Trade Credit: The credit provided by one trader to another for purchasing goods or services is called as trade credit. Trade credit helps purchase of supplies on credit. The stipulations of trade credit vary from one industry to another and are mentioned in the invoice. Small and new firms are generally more dependent on trade credit, as they find it relatively difficult to obtain funds from other sources.

Factoring: Factoring has evolved as a popular source of short-term funds in recent years. It is a financial service wherein the factor is responsible for all credit control and debt collection from the buyer and gives protection against any bad-debt losses to the firm. There are two methods of factoring— recourse and non-recourse factoring.

Lease Financing: A lease can be defined as a contractual agreement wherein the owner of an asset (lessor) grants the right to use the asset to the other party (lessee). The lessor charges a periodic payment for renting of an asset for some specified period called lease rent.

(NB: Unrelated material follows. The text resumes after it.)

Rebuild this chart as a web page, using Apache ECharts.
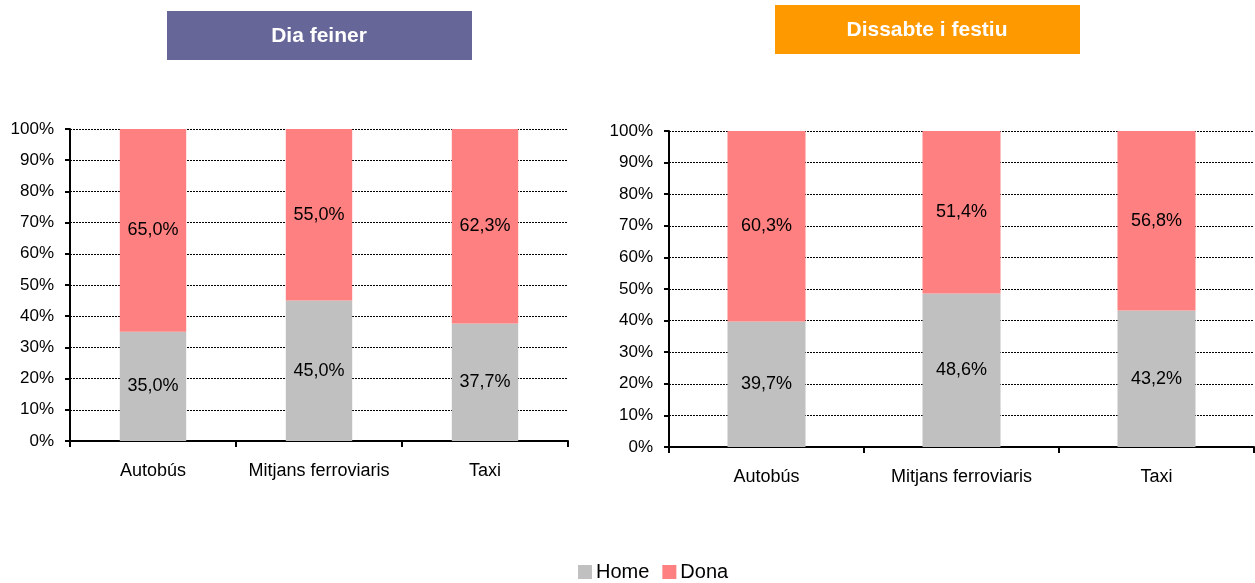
<!DOCTYPE html>
<html>
<head>
<meta charset="utf-8">
<script src="https://cdn.jsdelivr.net/npm/echarts@6/dist/echarts.min.js"></script>
<style>
  html, body { margin: 0; padding: 0; background: #fff; }
  #chart { width: 1255px; height: 583px; }
</style>
</head>
<body>
<div id="chart"></div>
<script>
// categories and values
const categories = ["Autobús", "Mitjans ferroviaris", "Taxi"];
const homeFeiner = [35.0, 45.0, 37.7];
const donaFeiner = [65.0, 55.0, 62.3];
const homeFestiu = [39.7, 48.6, 43.2];
const donaFestiu = [60.3, 51.4, 56.8];
const panelTitles = ["Dia feiner", "Dissabte i festiu"];

const FONT = "Liberation Sans, Arial, sans-serif";
const GREY = "#C0C0C0";
const PINK = "#FF8080";

const chart = echarts.init(document.getElementById("chart"));

const fmt = (p) => p.value.toFixed(1).replace(".", ",") + "%";

function xAxisFor(gridIndex) {
    return {
        type: "category",
        gridIndex,
        data: categories,
        axisLine: { lineStyle: { color: "#000", width: 2 } },
        axisTick: { show: true, interval: 0, length: 6, lineStyle: { color: "#000", width: 2 } },
        axisLabel: { color: "#000", fontFamily: FONT, fontSize: 18, margin: 21, interval: 0, hideOverlap: false },
    };
}

function yAxisFor(gridIndex) {
    return {
        type: "value",
        gridIndex,
        min: 0,
        max: 100,
        interval: 10,
        axisLine: { show: true, lineStyle: { color: "#000", width: 2 } },
        axisTick: { show: true, length: 5, lineStyle: { color: "#000", width: 2 } },
        axisLabel: { color: "#000", fontFamily: FONT, fontSize: 17, margin: 16, formatter: "{value}%" },
        splitLine: { show: true, lineStyle: { color: "#000", width: 1, type: [2, 1] } },
    };
}

function barSeries(name, data, idx, color) {
    return {
        name,
        type: "bar",
        stack: "s" + idx,
        xAxisIndex: idx,
        yAxisIndex: idx,
        data,
        barWidth: "40%",
        itemStyle: { color },
        label: {
            show: true,
            position: "inside",
            color: "#000",
            fontFamily: FONT,
            fontSize: 18,
            formatter: fmt,
        },
    };
}

function titleBox(x, y, text, color) {
    return {
        type: "group",
        left: x,
        top: y,
        children: [
            { type: "rect", shape: { x: 0, y: 0, width: 305, height: 49 }, style: { fill: color } },
            {
                type: "text",
                x: 152,
                y: 25,
                style: {
                    text,
                    fill: "#fff",
                    font: "bold 21px " + FONT,
                    align: "center",
                    verticalAlign: "middle",
                },
            },
        ],
    };
}

chart.setOption({
    animation: false,
    graphic: [
        titleBox(167, 11, panelTitles[0], "#666699"),
        titleBox(775, 5, panelTitles[1], "#FF9900"),
    ],
    legend: {
        data: ["Home", "Dona"],
        left: 578,
        top: 562,
        padding: 0,
        itemWidth: 14,
        itemHeight: 14,
        itemGap: 13,
        icon: "rect",
        textStyle: { color: "#000", fontFamily: FONT, fontSize: 20, padding: [0, 0, 0, -1] },
    },
    grid: [
        { left: 70, right: 687, top: 129, bottom: 142 },
        { left: 669, right: 1, top: 131, bottom: 136 },
    ],
    xAxis: [xAxisFor(0), xAxisFor(1)],
    yAxis: [yAxisFor(0), yAxisFor(1)],
    series: [
        barSeries("Home", homeFeiner, 0, GREY),
        barSeries("Dona", donaFeiner, 0, PINK),
        barSeries("Home", homeFestiu, 1, GREY),
        barSeries("Dona", donaFestiu, 1, PINK),
    ],
});
</script>
</body>
</html>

Public Deposits: A company can raise revenue by inviting the public to deposit their savings with their company. Pubic deposits are both long and short-term financial requirements of business. Rate of interest on deposits is generally higher than that offered by banks and other financial institutions.

Commercial Paper (CP): A Commercial paper can be defined as an unsecured promissory note issued by a firm to raise funds for a short period. The maturity period of commercial paper ranges from 90 days to 364 days. Being unsecured, only organizations having good credit rating can issue the CP and its regulation falls under the purview of the Reserve Bank of India.

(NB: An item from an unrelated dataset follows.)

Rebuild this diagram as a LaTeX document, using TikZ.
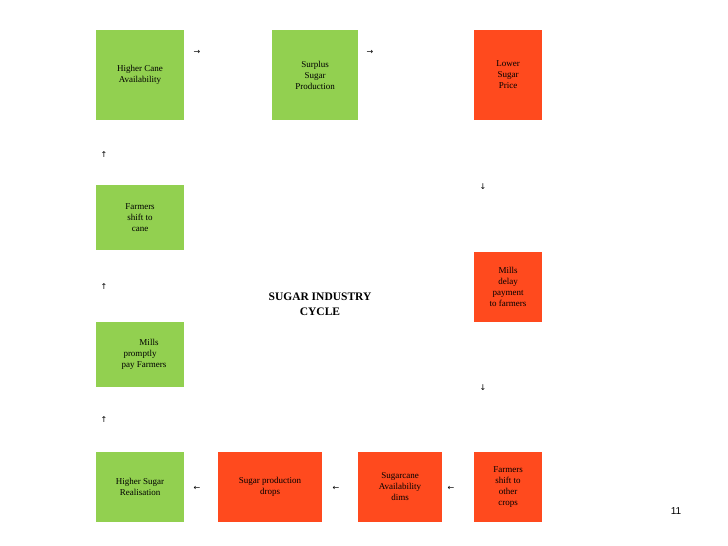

Issue of Equity Shares: Equity shares represent the ownership capital of a company. Owing to their fluctuating earnings, equity shareholders are called risk bearers of the company. These shareholders enjoy higher returns during prosperity of the company and hold good control over the management affairs of the company by exercising their right to vote.

Issue of Preference Shares: These shares offer a preferential right to the shareholders regarding payment of earnings and the repayment of capital. Investors who look forward for steady income without undertaking higher risks opt for these shares. A company can issue different types of preference shares.

Issue of Debentures: Debenture can be defined as the loan capital of a company and the holders of debentures are called creditors. These are the fixed charged funds that carry a fixed rate of interest. The issue of debentures is appropriate under the circumstances when the sales and earnings of the company are relatively stable.

Commercial Banks: Banks grant short and medium-term loans to firms of all sizes. The loan is repaid either in lump sum or in equated instalments. The rate of interest charged by the bank depends on various factors including the characteristics of the borrowing firm and the level of interest rates in the economy.

Financial Institutions: Both central and state governments have recognized number of financial institutions all over the country to grant industrial loans to companies engaged in business. They are also called development banks. This source of financing is considered appropriate when large funds are required for expansion, reorganisation and modernization of the business entity.

International Financing: With internation collaborations and globalisation of the economy, Indian companies have started generating funds through international markets. The international sources for procuring funds include foreign currency loans from commercial banks, financial assistance provided by international agencies and development banks, and issue of financial instruments (GDRs/ ADRs/ FCCBs) in international capital markets.

Factors Affecting Choice: An effectual appraisal of various sources must be instituted by the business organisation to achieve its main objectives. The selection of a source of business finance depends on factors such as cost, financial strength, risk profile, tax benefits and flexibility in obtaining funds. These factors should be analysed collectively while taking a decision for the choice of an appropriate source of funds.